DoD CIO participates in cybersecurity virtual forum

Mr. John Sherman, Acting Department of Defense Chief Information Officer participates in a virtual panel with Billington Cybersecurity at the Pentagon, April 15, 2021 (DoD photo by Chad J. McNeeley)

WASHINGTON — The Pentagon’s chief information officer is developing new guidance on the Joint Warfighting Cloud Capability (JWCC) in an effort to ensure getting the best mission outcome and value for its dollar instead of “running on autopilot,” he told Breaking Defense in an exclusive interview.

And while Defense Department Chief Information Officer John Sherman made clear that his intent isn’t to override individual cloud efforts from the military services, the vision he articulated would effectively set JWCC as the primary cloud option that serves as the “absolute foundation” for Joint All Domain Command and Control.

Sherman said the goal isn’t “to do something that kicks the legs out from under the fit-for-purpose cloud efforts in the Navy, Air Force and Army such as Cloud One and [the Enterprise Cloud Management Agency],” saying the services have done great work in their individual efforts. Those efforts are ongoing: for example, the Army in October released a plan on how it will leverage its cloud and launched a new $1 billion cloud effort called the Enterprise Application Migration and Modernization contract.

But despite those service-level efforts, Sherman wants to make sure the Pentagon implements JWCC “in a smart way” with it serving as the keystone of all cloud efforts — which would, by default, seem to require the smaller service- based efforts to take a secondary role. 

“Very likely I’m going to be signing out some guidance in the next couple of months here about how I expect the enterprise to leverage JWCC in terms of what must go in there and where are some other areas that could [have] some flexibility,” Sherman said Jan. 27.

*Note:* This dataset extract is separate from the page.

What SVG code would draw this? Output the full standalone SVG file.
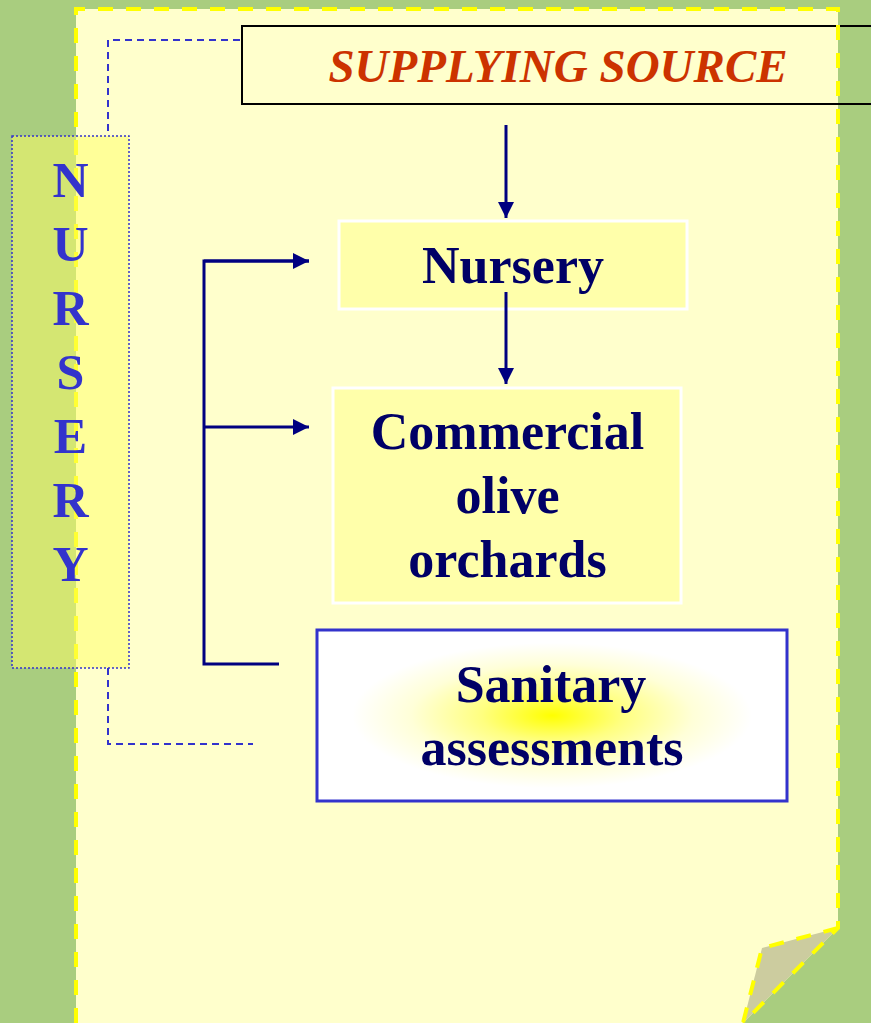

“I’m not gonna do anything capriciously or just with a sledgehammer here,” he said. “This will be with a surgical knife about where things need to go, and…if I was my boss, I would expect the CIO to be doing this and make sure the government is getting the best value for our dollar and the very best mission outcome. And that’s why rather than just let this kind of run on autopilot, there is going to be some guidance about how this works.”

JWCC, a multi-vendor, multi-cloud contract to build out the Defense Department’s key military cloud computing backbone, is meant to provide DoD “with enterprise-wide, globally available cloud services across all security domains and classification levels, from the strategic level to the tactical edge,” according to an official department statement. The contract is a follow up to the infamous single-source canceled Joint Enterprise Defense Infrastructure (JEDI) contract and spans all classification levels — unclassified, secret and top secret. 

Under JWCC, four vendors — Google, Microsoft, Oracle and Amazon Web Services — will have to compete for individual “task orders,” with the first task order rolling out sometime this quarter of this fiscal year. 

“Consider it cloud rationalization,” Sherman said of the new guidance. He added that since JEDI, “things have evolved in the services for example…But I also want to — as any good CIO of an enterprise this large would have — there’s got to be cloud discipline and rationalization in terms of where we drive workloads to the contracting process, and we’re gonna do this smartly.

“What I don’t want to have happen is we have unintended proliferation of contract activity, either through resellers or elsewhere, where we could use JWCC as the main procurement mechanism where it makes the most cost sense and best mission effectiveness,” he said. “But we have to do this smartly in a way that it makes cost sense and also we don’t get into things like data exfiltration fees and stuff like that, and there’s a lot of detail, but that’s why we’re doing this is to make sure that this is rationalized and we’re getting the best bang for the buck and best mission outcome.”